The latest leaked draft of the EU’s Industrial Accelerator Act (IIA) introduces a significant shift in its “Made in EU” procurement rules, allowing selected third countries to be treated as equivalent to EU producers in public purchasing for strategic industrial goods – including steel, Fastmarkets learned on Thursday February 12.

The change will mark a notable softening of earlier proposals outlined in the first IIA leaked draft and was widely seen as reflecting concerns among some EU member states about excessively rigid Union-origin requirements that could disrupt supply chains and create trade tensions.

The revised text retains the definition of “Union origin” as covering EU and European Economic Aewa (EEA) production but adds a mechanism allowing the European Commission to designate specific third countries as equivalent through delegated acts.

To qualify, countries must demonstrate reciprocal international commitments with the EU and contribute to the Union’s competitiveness, resilience and economic security objectives, according to the draft document seen by Fastmarkets.

The Commission would also be able to revoke this status in the event of serious breaches.

The provision applies to energy-intensive industrial products and net-zero manufacturing technologies listed in Annex II, which has yet to be published but was expected to include steel.
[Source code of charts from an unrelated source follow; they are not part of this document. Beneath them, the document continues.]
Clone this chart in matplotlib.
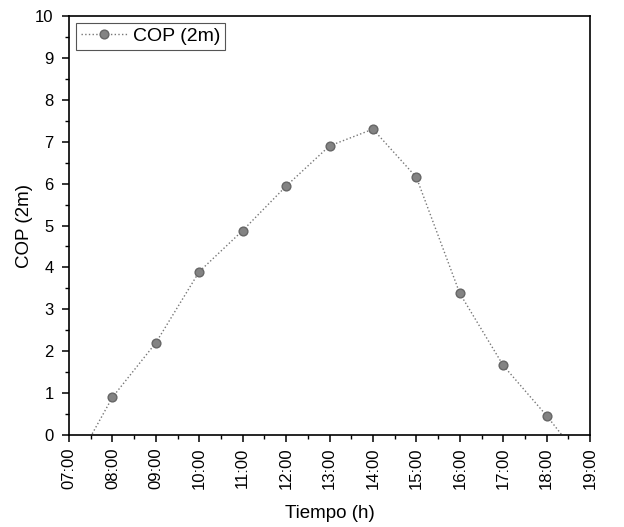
import matplotlib
matplotlib.use('Agg')
import matplotlib.pyplot as plt
from matplotlib.ticker import MultipleLocator, FuncFormatter

plt.rcParams['font.family'] = ['Liberation Sans', 'DejaVu Sans']

# datos: hora del dia y COP medido a 2 m
horas = [7, 8, 9, 10, 11, 12, 13, 14, 15, 16, 17, 18, 19]
cop_2m = [-0.97, 0.9, 2.2, 3.9, 4.88, 5.94, 6.9, 7.3, 6.15, 3.38, 1.66, 0.46, -0.85]

fig = plt.figure(figsize=(6.24, 5.27), dpi=100)
ax = fig.add_axes([0.1106, 0.1746, 0.835, 0.795])

ax.plot(horas, cop_2m, color='#777777', linestyle=':', linewidth=1.0,
        marker='o', markersize=6.3, markerfacecolor='#838383',
        markeredgecolor='#666666', label='COP (2m)')

ax.set_xlim(7, 19)
ax.set_ylim(0, 10)
ax.xaxis.set_major_locator(MultipleLocator(1))
ax.xaxis.set_minor_locator(MultipleLocator(0.5))
ax.yaxis.set_major_locator(MultipleLocator(1))
ax.yaxis.set_minor_locator(MultipleLocator(0.5))
ax.xaxis.set_major_formatter(FuncFormatter(lambda v, p: '%02d:00' % int(round(v))))

ax.tick_params(axis='both', which='both', direction='out', top=False, right=False)
ax.tick_params(axis='both', which='major', length=5, width=1.1)
ax.tick_params(axis='both', which='minor', length=3, width=1)
ax.tick_params(axis='x', labelsize=12, labelrotation=90, pad=4)
ax.tick_params(axis='y', labelsize=12, pad=6)

for s in ax.spines.values():
    s.set_linewidth(1.2)

ax.set_xlabel('Tiempo (h)', fontsize=13.5)
ax.set_ylabel('COP (2m)', fontsize=13.5)
ax.xaxis.set_label_coords(0.5, -0.168)
ax.yaxis.set_label_coords(-0.069, 0.5)

leg = ax.legend(loc='upper left', fontsize=14, handlelength=2.4,
                fancybox=False, framealpha=1, borderpad=0.25,
                borderaxespad=0.35, handletextpad=0.3)
leg.get_frame().set_edgecolor('#555555')
leg.get_frame().set_linewidth(0.8)

fig.savefig('out.png', dpi=100)
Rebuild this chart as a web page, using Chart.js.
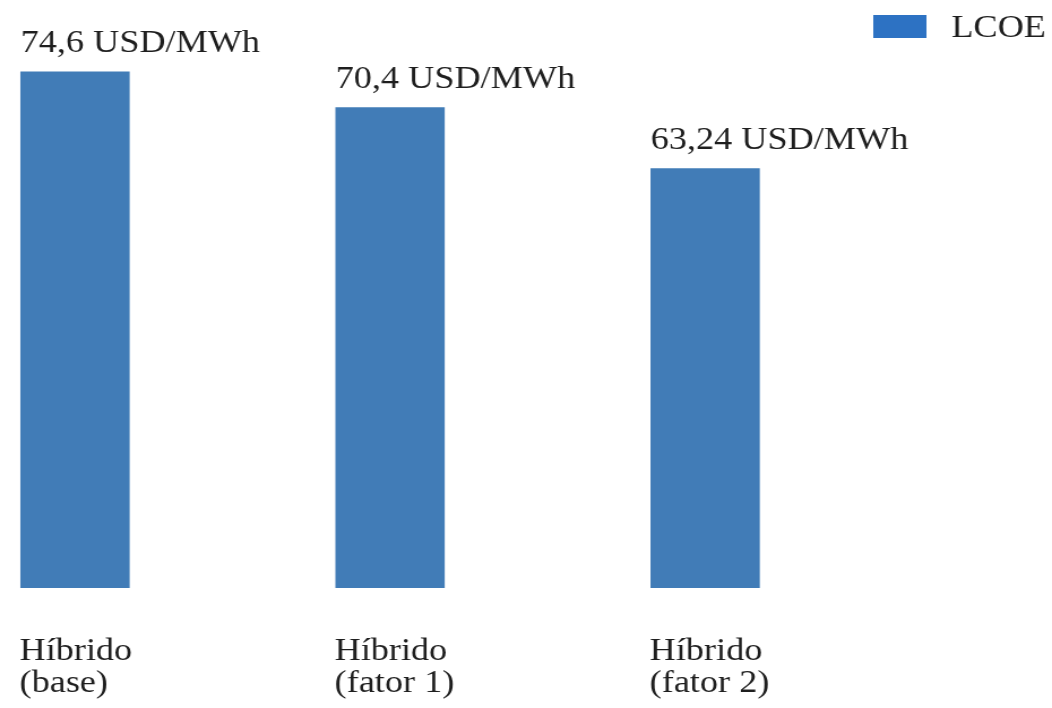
<!DOCTYPE html>
<html>
<head>
<meta charset="utf-8">
<script src="https://cdn.jsdelivr.net/npm/chart.js@4.4.1/dist/chart.umd.min.js"></script>
<style>
  html, body { margin: 0; padding: 0; background: #ffffff; }
</style>
</head>
<body>
<canvas id="lcoe" width="930" height="708" style="display:block;width:1052px;height:708px"></canvas>
<script>
// Scenario names (two-line tick labels) and LCOE in USD/MWh
const categories = [['Híbrido', '(base)'], ['Híbrido', '(fator 1)'], ['Híbrido', '(fator 2)']];
const lcoeValues = [74.6, 70.4, 63.24];
const seriesName = 'LCOE';
const unitLabel = 'USD/MWh';

const FONT = '"Liberation Serif", "Times New Roman", serif';
const TEXT = '#1e1e1e';
const BAR = '#417cb7';
const LEGEND_BOX = '#2d72c3';

// Writes "74,6 USD/MWh" above the top-left corner of each bar
const valueLabels = {
  id: 'valueLabels',
  afterDatasetsDraw(chart) {
    const ctx = chart.ctx;
    const meta = chart.getDatasetMeta(0);
    ctx.save();
    ctx.font = '32px ' + FONT;
    ctx.fillStyle = TEXT;
    ctx.textAlign = 'left';
    ctx.textBaseline = 'alphabetic';
    meta.data.forEach((bar, i) => {
      const v = chart.data.datasets[0].data[i].y;
      const txt = String(v).replace('.', ',') + ' ' + unitLabel;
      ctx.fillText(txt, bar.x - bar.width / 2, bar.y - 20);
    });
    ctx.restore();
  }
};

// Single-entry key in the top-right corner
const cornerKey = {
  id: 'cornerKey',
  afterDraw(chart) {
    const ctx = chart.ctx;
    const ds = chart.data.datasets[0];
    ctx.save();
    ctx.fillStyle = LEGEND_BOX;
    ctx.fillRect(772, 15, 47, 23);
    ctx.font = '32px ' + FONT;
    ctx.fillStyle = TEXT;
    ctx.textAlign = 'left';
    ctx.textBaseline = 'alphabetic';
    ctx.fillText(ds.label, 841, 37);
    ctx.restore();
  }
};

new Chart(document.getElementById('lcoe'), {
  type: 'bar',
  data: {
    datasets: [{
      label: seriesName,
      data: lcoeValues.map((v, i) => ({ x: i, y: v })),
      backgroundColor: BAR,
      borderWidth: 0,
      barThickness: 96
    }]
  },
  options: {
    responsive: false,
    animation: false,
    devicePixelRatio: 1,
    layout: { padding: 0 },
    plugins: {
      tooltip: { enabled: false },
      legend: { display: false }
    },
    scales: {
      x: {
        type: 'linear',
        offset: false,
        min: -0.238,
        max: 3.101,
        grid: { display: false, drawTicks: false },
        border: { display: false },
        afterBuildTicks(scale) {
          scale.ticks = categories.map((_, i) => ({ value: i }));
        },
        // reserve a fixed band under the bars for the two-line names
        afterFit(scale) {
          scale.height = 120;
        },
        ticks: {
          autoSkip: false,
          maxRotation: 0,
          align: 'start',
          labelOffset: -49,
          padding: 48,
          color: TEXT,
          font: { family: FONT, size: 32, lineHeight: 1.0 },
          callback: (value) => categories[value] || ''
        }
      },
      y: {
        display: false,
        min: 13.9,
        max: 83.06
      }
    }
  },
  plugins: [valueLabels, cornerKey]
});
</script>
</body>
</html>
The addition of third-country equivalence underscores the major change, which is that the IIA is no longer framed purely as a “Made in EU” decarbonization tool, Fastmarkets understands.

The IIA draft was still subject to change ahead of being formally adopted, with a final version expected to be published on February 25.

Implications for steel market
The earlier draft leaned toward mandatory combinations of Union-origin and low-carbon production requirements in public procurement and state aid plans, effectively favoring domestically produced low-emissions steel.

The new draft was less prescriptive, allowing member states to apply either Union-origin criteria, or low-carbon criteria, or both.

For steel, this reduces the risk of a rigid “double requirement” system that industry sources had warned could disrupt supply.

“South Korean or Japanese plate is used for wind industry projects in the EUt,” a buyer source in the EU said. “Both countries can supply steel produced with reduced carbon emissions content, so this ‘third country’ addition is an important amendment.”

According to sources familiar with the matter, Germany had pushed back against strict origin rules, citing the integration of EU steelmaking with global raw materials and automotive supply chains. The trusted partner mechanism appeared to reflect that pressure.

At the same time, the draft maintained plans for a carbon intensity label for steel, intended to differentiate low-carbon production – a key objective for EU mills investing in electric-arc furnaces (EAFs) and hydrogen-based direct-reduced iron (DRI) modules.

The practical effect will depend on the still-unpublished annexes defining which steel products will be covered, the origin thresholds and the carbon emissions intensity methodology, Fastmarkets understands.

Steel industry stakeholders agreed that IIA had the potential to “unlock” green steel demand through public procurement.

The shortage of public infrastructure projects in Europe that are capable of mandating green steel procurement has been deemed a significant obstacle to stimulating demand for low-carbon steel, Fastmarkets heard.

“If authorities do not push for green steel use through public procurement, then [green steel] will remain a niche market,” a mill source said.

“The effect of energy prices and also the cost of steel within the green transformation [are among] the key issues,” the distributor source said. “The distribution of green steel will be working… if we make green steel, put a label on it and make it part of public procurement.”

Reflecting the muted trading environment, Fastmarkets’ weekly assessment of the green steel, domestic, flat-rolled, differential to HRC index, exw Northern Europe, remained at €100-150 *$119-178)  per tonne on February 12.